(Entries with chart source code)
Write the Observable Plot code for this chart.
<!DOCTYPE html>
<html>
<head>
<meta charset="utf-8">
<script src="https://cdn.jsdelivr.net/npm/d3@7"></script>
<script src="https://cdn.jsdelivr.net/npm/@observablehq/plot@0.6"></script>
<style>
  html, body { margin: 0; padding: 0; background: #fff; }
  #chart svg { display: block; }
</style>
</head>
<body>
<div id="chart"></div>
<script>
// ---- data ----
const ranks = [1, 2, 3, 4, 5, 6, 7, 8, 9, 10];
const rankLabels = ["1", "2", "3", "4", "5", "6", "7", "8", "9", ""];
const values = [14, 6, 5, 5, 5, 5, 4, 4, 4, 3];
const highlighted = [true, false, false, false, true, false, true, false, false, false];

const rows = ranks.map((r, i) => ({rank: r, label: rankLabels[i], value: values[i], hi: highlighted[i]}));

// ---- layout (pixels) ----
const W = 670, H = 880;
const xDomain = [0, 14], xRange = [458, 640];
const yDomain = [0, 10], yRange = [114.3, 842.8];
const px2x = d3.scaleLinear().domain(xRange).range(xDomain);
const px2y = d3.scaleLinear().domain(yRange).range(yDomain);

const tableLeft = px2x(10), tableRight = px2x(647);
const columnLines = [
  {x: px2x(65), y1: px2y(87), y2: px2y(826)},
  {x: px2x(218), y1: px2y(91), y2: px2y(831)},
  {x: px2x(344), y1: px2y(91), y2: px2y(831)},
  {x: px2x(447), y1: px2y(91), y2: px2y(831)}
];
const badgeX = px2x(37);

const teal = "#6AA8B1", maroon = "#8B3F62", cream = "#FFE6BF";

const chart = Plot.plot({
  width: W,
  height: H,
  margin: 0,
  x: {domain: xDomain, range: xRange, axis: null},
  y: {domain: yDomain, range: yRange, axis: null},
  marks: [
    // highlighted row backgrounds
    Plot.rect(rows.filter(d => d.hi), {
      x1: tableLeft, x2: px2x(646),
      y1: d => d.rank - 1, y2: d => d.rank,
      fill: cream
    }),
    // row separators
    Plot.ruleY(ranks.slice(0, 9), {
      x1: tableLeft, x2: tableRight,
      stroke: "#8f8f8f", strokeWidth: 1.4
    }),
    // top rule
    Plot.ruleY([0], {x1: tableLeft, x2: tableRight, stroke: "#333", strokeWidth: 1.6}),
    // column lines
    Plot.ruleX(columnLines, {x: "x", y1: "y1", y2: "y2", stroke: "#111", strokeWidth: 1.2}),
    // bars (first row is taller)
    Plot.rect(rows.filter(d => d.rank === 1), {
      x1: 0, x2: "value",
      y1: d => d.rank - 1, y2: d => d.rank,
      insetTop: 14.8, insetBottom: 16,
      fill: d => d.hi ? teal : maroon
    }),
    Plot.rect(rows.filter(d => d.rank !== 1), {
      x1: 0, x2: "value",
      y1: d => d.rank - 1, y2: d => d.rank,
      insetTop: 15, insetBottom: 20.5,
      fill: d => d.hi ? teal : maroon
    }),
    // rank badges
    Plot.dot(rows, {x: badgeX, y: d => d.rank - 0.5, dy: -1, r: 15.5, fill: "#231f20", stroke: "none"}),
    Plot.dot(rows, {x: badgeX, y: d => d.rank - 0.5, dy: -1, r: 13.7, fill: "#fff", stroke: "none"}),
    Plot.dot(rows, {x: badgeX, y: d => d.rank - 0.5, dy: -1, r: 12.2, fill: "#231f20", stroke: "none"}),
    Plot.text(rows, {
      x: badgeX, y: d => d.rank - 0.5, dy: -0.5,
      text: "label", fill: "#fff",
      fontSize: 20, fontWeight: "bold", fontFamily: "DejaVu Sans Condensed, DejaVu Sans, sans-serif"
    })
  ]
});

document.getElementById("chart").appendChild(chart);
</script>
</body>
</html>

* * *

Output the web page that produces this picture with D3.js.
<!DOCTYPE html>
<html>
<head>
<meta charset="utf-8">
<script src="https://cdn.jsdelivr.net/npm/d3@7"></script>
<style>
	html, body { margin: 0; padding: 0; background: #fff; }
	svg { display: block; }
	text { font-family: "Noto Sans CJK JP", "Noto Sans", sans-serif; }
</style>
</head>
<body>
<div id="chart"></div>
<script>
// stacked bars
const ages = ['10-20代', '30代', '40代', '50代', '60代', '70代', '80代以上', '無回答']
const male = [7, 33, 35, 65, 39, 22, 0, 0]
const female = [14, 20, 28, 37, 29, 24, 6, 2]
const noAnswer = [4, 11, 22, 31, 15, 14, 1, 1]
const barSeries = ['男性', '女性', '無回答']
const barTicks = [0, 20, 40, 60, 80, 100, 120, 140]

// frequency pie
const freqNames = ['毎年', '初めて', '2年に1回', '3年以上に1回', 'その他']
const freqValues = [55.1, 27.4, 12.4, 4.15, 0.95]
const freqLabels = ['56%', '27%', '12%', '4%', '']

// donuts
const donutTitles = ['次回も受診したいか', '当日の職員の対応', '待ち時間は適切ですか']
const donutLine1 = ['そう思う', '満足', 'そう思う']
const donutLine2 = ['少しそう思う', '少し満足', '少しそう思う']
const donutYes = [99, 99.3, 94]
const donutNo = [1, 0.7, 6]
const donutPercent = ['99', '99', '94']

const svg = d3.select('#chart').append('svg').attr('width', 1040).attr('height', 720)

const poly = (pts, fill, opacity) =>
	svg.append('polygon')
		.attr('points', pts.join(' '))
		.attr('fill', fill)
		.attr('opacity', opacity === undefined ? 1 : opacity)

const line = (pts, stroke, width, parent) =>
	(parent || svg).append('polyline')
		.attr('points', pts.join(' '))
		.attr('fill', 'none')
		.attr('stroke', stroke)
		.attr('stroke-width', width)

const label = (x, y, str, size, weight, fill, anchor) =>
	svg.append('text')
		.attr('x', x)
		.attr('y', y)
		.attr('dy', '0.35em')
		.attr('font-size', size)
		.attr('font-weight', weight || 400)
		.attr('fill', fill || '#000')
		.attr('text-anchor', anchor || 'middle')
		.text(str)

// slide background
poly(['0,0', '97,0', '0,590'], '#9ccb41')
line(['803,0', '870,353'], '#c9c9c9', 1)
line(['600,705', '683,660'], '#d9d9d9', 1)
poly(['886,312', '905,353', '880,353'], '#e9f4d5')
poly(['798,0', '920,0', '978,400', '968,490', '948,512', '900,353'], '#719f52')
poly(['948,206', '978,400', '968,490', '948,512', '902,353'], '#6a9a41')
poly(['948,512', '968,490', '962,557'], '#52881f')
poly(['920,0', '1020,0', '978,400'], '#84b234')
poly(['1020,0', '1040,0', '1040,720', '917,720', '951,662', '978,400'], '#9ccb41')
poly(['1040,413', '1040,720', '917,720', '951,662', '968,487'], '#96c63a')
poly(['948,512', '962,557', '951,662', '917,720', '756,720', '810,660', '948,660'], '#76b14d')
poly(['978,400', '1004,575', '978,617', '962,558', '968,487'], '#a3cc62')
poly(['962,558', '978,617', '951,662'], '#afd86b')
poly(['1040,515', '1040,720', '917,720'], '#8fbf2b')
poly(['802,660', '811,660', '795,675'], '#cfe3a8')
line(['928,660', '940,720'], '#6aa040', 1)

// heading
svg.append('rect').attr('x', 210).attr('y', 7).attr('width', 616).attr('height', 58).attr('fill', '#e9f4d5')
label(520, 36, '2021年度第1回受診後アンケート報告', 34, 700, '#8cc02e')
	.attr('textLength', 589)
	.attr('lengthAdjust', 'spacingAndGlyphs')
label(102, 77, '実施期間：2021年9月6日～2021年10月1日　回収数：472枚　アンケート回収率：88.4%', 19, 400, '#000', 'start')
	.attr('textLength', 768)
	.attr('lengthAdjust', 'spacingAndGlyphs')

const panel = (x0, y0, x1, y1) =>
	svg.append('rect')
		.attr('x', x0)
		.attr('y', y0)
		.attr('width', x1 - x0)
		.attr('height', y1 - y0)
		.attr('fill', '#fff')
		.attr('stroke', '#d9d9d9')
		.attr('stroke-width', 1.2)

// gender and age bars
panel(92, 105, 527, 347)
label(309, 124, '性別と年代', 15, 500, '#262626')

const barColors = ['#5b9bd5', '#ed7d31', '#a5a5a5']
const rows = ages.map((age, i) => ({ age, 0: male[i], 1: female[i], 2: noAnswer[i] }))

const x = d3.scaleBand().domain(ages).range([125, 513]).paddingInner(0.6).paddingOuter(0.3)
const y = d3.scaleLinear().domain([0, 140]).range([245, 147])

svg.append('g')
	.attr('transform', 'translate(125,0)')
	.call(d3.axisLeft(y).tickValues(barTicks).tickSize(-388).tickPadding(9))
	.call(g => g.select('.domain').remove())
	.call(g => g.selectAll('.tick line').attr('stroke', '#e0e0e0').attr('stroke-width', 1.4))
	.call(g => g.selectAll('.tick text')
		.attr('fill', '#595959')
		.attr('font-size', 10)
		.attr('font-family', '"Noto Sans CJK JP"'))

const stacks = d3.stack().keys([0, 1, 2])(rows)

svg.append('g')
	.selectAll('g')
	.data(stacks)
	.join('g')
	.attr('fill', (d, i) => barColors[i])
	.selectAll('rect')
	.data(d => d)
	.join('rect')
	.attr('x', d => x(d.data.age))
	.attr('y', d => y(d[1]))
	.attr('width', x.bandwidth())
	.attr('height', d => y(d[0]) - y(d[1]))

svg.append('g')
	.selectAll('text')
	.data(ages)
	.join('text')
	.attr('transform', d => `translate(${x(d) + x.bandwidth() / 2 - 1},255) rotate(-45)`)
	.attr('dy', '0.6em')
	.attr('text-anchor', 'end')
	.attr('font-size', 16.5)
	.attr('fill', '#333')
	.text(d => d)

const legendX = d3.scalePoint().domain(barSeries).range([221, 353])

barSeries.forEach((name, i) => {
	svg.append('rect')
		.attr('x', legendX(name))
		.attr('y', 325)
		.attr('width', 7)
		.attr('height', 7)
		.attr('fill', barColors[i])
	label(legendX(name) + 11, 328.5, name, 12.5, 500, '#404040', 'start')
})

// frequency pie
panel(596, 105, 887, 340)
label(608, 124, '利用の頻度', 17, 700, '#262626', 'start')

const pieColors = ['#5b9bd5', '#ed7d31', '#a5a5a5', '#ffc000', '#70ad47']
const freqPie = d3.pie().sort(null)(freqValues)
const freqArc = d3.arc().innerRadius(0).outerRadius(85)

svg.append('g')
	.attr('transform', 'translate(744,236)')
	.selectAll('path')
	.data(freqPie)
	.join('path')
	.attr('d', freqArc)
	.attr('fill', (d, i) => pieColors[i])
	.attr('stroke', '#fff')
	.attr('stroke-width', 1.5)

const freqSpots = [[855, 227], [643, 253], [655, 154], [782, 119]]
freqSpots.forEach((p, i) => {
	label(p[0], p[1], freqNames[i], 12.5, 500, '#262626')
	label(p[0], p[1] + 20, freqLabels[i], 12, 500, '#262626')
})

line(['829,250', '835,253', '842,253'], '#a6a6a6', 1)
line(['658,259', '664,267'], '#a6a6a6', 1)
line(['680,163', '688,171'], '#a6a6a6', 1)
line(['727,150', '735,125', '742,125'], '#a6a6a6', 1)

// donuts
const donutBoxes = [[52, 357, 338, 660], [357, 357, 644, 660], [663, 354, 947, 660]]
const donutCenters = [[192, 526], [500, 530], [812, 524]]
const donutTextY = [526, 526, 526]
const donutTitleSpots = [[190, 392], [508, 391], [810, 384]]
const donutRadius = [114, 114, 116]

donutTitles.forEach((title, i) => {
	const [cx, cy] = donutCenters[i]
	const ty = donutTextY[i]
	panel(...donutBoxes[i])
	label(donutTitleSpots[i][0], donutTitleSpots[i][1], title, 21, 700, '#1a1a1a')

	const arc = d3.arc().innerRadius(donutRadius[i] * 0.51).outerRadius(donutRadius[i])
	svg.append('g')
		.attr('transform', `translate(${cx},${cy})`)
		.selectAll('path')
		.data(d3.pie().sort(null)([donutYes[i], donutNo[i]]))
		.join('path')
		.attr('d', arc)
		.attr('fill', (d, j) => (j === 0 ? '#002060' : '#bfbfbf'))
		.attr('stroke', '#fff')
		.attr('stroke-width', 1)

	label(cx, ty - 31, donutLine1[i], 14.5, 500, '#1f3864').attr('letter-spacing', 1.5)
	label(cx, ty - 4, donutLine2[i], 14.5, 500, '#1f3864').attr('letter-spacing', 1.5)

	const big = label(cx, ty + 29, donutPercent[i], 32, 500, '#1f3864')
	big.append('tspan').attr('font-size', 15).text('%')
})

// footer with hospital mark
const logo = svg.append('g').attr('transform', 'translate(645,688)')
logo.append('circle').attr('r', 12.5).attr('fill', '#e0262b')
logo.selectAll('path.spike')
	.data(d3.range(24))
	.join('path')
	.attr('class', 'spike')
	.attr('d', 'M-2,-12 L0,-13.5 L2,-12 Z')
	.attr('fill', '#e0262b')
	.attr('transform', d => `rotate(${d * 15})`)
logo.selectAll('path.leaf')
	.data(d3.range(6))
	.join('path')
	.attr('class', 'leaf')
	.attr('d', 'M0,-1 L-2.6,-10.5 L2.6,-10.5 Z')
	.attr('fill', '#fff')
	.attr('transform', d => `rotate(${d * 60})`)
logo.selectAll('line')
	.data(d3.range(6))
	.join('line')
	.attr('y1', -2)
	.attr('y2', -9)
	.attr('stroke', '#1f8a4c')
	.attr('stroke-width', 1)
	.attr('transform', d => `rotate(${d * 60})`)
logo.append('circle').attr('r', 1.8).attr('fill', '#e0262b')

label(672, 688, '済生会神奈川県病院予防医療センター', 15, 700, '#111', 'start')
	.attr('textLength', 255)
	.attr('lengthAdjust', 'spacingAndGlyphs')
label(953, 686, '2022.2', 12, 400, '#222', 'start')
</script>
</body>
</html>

...

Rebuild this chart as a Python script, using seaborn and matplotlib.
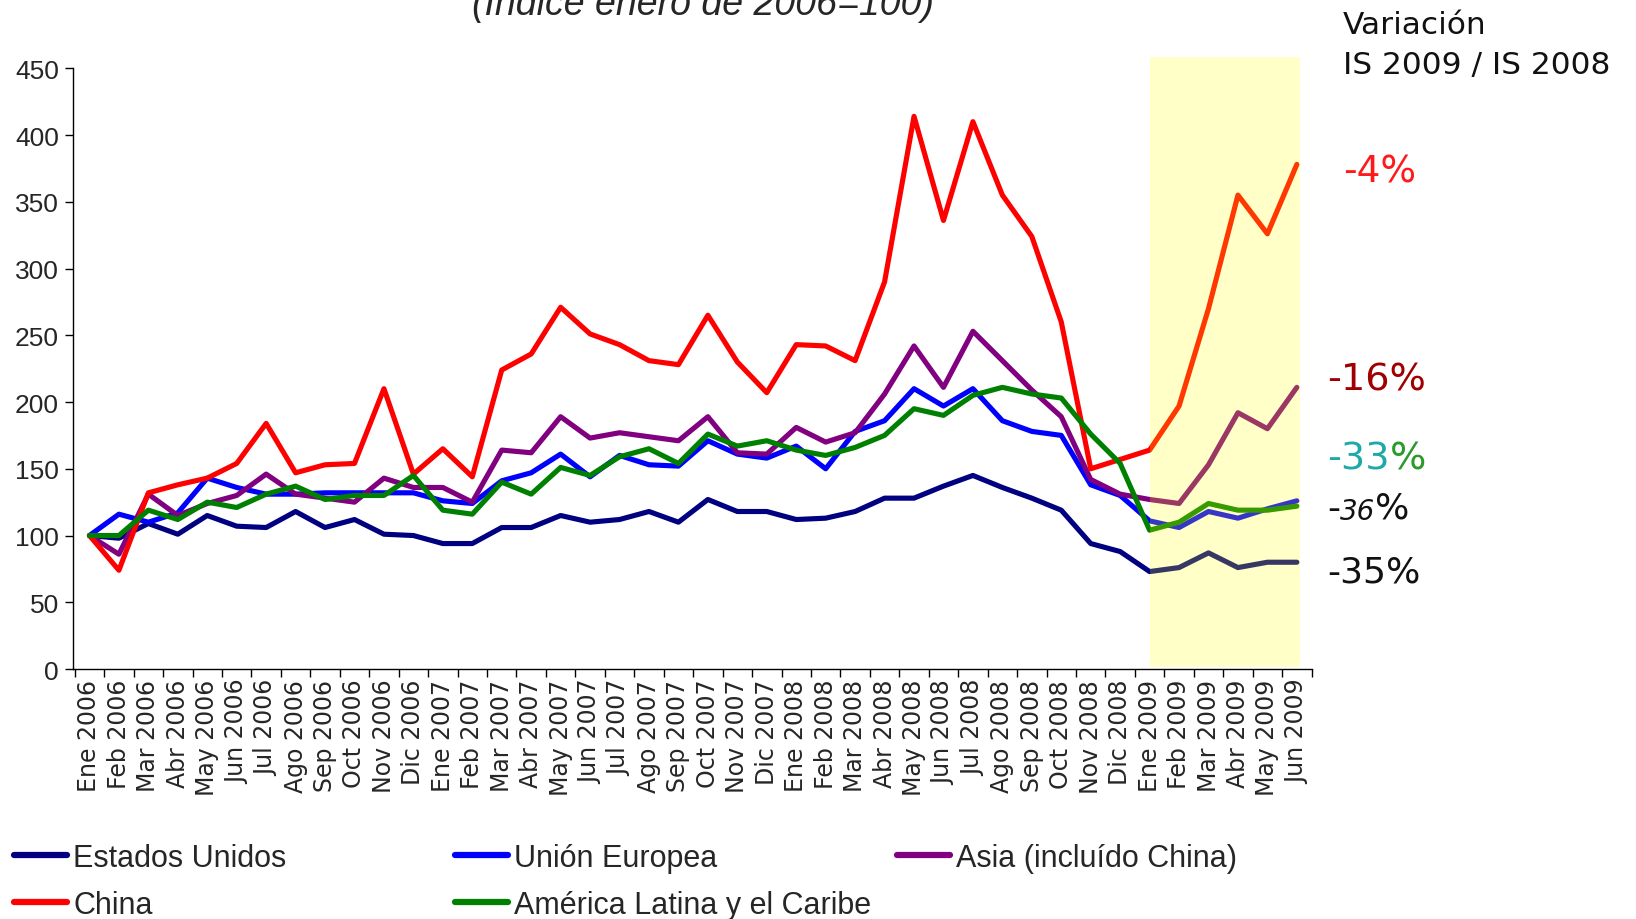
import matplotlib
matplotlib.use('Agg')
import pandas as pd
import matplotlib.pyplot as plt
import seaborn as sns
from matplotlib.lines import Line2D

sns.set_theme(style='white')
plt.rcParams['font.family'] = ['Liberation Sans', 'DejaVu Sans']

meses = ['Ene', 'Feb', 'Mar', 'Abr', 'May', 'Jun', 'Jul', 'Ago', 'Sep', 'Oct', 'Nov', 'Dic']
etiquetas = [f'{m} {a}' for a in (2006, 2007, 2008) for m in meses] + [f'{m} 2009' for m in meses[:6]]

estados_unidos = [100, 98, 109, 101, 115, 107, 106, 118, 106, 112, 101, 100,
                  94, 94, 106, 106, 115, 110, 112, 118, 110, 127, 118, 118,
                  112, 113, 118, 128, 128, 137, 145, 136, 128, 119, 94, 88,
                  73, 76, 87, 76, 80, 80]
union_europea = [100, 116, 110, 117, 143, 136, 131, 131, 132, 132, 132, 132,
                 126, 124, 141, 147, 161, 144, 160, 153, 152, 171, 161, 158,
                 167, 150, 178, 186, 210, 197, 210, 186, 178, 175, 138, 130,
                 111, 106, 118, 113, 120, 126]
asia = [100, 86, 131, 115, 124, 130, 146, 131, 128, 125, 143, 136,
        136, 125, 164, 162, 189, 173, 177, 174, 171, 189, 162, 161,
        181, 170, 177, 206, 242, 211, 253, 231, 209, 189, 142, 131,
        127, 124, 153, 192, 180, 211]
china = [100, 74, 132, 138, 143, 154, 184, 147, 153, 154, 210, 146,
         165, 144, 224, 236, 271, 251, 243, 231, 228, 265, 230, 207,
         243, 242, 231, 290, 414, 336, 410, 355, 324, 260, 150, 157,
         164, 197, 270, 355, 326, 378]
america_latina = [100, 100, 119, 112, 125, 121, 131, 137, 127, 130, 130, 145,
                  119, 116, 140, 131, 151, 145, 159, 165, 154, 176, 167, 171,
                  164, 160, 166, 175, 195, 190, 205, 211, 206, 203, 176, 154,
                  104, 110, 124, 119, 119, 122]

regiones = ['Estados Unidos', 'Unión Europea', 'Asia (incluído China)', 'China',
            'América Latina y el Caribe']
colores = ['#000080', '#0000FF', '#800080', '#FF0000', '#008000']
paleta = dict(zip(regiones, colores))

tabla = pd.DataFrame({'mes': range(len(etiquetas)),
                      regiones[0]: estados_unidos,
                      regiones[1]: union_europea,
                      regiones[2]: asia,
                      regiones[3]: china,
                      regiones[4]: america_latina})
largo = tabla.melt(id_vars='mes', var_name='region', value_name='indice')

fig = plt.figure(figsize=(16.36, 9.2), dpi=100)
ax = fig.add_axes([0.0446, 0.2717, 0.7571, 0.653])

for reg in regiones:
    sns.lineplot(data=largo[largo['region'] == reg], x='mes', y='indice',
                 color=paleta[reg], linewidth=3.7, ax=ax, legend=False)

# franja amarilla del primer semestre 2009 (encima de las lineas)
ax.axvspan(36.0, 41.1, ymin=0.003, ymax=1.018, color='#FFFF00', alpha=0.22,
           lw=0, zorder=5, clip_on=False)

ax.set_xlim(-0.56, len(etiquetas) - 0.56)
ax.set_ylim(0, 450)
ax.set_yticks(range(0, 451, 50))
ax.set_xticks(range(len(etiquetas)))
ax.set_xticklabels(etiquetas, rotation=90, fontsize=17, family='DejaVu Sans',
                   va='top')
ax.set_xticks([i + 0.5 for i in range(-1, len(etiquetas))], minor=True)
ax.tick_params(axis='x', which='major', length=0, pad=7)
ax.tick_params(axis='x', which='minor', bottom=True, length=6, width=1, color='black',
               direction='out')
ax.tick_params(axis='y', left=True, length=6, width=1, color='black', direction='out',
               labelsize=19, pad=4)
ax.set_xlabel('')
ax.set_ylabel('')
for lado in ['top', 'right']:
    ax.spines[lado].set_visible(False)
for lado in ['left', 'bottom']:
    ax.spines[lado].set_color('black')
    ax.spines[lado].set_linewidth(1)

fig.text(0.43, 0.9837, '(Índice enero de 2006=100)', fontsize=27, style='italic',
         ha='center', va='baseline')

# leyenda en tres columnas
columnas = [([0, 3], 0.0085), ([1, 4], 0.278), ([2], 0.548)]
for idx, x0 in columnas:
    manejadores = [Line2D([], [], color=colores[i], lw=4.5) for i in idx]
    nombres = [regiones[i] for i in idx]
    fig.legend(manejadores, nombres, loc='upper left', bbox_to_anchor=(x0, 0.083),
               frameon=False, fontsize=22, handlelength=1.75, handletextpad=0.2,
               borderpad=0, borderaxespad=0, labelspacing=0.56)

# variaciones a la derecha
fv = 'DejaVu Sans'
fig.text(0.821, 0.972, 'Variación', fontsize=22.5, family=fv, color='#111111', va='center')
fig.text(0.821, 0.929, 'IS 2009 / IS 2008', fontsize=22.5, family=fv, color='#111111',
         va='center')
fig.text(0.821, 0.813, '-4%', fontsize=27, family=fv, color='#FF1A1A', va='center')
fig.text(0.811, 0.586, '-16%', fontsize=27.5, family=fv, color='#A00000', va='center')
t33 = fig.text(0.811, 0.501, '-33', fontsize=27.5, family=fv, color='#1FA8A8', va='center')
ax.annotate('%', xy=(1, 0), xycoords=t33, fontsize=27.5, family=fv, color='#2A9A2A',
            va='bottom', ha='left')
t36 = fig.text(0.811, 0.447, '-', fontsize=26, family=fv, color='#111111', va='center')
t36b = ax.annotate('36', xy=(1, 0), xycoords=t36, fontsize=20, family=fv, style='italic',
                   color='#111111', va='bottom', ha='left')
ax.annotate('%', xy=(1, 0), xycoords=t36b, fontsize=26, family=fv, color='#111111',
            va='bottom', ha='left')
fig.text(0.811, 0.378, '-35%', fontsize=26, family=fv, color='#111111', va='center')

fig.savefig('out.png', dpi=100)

## Objective
Among the entries above, locate the line with "Rebuild this chart" and the line with "m in meses[:6]]". Give those two lines and all lines between them again, exactly, leaving out the pictures.

## Exercise output
Rebuild this chart as a Python script, using seaborn and matplotlib.
import matplotlib
matplotlib.use('Agg')
import pandas as pd
import matplotlib.pyplot as plt
import seaborn as sns
from matplotlib.lines import Line2D

sns.set_theme(style='white')
plt.rcParams['font.family'] = ['Liberation Sans', 'DejaVu Sans']

meses = ['Ene', 'Feb', 'Mar', 'Abr', 'May', 'Jun', 'Jul', 'Ago', 'Sep', 'Oct', 'Nov', 'Dic']
etiquetas = [f'{m} {a}' for a in (2006, 2007, 2008) for m in meses] + [f'{m} 2009' for m in meses[:6]]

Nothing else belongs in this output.